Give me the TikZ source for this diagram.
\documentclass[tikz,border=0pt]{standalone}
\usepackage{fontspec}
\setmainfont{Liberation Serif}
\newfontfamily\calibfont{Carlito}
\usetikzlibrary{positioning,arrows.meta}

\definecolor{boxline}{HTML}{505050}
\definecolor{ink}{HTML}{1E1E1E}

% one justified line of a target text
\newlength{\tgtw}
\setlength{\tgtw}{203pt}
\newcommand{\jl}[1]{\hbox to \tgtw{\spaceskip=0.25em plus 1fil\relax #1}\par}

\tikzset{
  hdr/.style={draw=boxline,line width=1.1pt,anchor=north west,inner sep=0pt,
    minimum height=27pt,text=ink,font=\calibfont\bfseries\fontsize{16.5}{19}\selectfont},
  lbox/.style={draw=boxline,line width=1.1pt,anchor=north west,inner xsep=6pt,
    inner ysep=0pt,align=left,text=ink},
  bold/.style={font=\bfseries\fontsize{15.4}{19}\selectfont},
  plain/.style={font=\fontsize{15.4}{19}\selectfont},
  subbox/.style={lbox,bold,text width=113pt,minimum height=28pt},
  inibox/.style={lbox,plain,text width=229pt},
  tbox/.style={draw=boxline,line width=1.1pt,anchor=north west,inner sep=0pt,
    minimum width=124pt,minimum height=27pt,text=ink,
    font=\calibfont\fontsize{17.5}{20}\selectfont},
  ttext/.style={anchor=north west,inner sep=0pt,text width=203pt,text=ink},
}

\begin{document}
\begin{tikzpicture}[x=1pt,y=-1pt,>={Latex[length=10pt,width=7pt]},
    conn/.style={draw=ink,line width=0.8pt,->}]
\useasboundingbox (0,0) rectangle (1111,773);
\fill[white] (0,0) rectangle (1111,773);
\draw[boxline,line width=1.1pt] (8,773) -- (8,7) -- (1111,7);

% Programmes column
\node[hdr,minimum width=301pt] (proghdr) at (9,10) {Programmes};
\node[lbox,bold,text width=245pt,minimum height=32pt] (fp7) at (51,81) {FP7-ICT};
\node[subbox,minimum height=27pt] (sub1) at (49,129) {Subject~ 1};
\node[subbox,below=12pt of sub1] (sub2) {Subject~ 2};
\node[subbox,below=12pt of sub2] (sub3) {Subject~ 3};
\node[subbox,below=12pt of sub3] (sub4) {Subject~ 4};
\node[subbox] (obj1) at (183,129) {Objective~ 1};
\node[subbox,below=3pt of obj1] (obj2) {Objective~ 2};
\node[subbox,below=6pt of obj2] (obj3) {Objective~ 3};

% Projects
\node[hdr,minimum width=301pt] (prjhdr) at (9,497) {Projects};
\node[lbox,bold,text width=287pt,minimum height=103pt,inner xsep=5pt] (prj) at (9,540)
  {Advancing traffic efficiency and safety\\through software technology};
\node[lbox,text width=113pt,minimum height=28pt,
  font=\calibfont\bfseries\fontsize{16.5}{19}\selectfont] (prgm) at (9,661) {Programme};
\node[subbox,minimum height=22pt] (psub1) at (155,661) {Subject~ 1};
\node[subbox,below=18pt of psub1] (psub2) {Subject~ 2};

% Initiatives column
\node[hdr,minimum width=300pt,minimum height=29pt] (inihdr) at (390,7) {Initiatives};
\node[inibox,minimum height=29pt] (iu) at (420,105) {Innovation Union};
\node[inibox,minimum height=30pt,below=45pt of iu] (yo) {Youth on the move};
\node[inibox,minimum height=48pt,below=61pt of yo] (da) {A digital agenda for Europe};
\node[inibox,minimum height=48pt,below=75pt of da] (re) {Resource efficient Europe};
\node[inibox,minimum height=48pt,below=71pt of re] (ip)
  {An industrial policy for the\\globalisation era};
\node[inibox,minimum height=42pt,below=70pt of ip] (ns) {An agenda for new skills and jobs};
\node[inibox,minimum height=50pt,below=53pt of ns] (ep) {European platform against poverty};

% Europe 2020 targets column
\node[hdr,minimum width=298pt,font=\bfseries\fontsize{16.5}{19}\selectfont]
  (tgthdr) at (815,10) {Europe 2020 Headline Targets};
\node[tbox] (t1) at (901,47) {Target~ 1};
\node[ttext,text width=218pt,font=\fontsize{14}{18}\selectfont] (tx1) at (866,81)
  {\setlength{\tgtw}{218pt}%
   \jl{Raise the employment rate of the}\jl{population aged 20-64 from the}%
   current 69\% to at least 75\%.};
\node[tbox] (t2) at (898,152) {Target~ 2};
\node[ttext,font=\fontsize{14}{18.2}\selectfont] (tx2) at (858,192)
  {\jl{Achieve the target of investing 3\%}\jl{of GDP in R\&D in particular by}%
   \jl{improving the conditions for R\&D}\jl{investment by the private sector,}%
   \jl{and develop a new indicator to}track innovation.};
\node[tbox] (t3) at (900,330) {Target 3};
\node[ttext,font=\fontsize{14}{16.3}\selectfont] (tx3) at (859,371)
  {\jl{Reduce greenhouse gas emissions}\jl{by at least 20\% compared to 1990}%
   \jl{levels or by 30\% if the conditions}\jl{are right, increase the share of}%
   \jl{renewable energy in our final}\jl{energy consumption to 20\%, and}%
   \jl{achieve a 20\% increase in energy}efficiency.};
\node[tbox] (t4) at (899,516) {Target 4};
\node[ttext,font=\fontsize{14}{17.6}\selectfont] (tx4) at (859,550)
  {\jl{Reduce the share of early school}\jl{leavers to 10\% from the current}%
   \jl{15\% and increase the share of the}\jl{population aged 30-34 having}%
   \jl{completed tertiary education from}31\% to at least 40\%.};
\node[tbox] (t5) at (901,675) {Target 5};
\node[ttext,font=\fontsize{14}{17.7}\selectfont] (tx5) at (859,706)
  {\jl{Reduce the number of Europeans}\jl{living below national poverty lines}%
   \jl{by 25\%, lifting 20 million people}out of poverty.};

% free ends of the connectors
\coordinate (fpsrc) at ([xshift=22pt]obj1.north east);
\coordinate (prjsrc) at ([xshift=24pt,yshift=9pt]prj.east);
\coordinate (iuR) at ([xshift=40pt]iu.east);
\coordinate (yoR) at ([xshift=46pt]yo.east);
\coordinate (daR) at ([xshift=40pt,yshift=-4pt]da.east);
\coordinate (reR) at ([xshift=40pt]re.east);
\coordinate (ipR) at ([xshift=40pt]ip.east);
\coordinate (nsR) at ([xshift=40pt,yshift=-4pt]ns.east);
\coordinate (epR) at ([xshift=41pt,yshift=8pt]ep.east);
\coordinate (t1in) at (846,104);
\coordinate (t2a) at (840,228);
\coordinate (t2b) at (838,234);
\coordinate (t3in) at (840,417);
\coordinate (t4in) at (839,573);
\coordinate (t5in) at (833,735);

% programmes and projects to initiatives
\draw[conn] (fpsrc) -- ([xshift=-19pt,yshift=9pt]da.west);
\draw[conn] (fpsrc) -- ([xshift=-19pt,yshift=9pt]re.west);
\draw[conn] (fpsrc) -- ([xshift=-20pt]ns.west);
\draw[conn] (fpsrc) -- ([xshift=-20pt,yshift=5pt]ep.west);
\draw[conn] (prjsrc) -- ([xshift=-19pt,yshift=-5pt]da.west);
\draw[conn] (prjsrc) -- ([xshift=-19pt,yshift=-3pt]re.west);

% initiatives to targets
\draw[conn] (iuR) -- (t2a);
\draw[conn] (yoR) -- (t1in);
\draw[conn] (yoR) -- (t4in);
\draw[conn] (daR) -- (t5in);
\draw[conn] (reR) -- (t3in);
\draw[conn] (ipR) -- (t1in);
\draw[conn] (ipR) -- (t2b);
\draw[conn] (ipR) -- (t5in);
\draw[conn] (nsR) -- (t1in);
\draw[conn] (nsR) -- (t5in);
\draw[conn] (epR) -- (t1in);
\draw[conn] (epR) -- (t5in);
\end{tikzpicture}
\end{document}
--
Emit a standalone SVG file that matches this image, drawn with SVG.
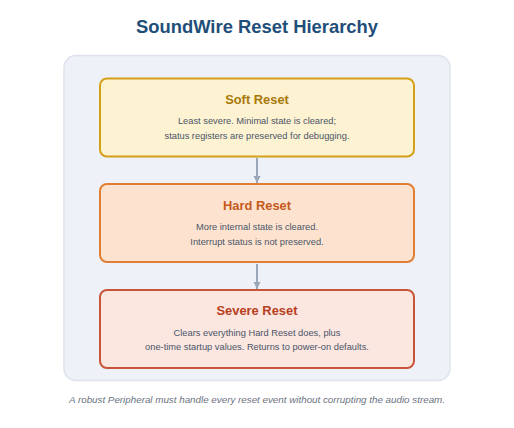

- _PROBLEM STATEMENT_: Wherever a line in the data above holds "standalone", copy that line.

- _COMPLETE OUTPUT_:
\documentclass[tikz,border=0pt]{standalone}
Emit a standalone SVG file that matches this image, drawn with SVG.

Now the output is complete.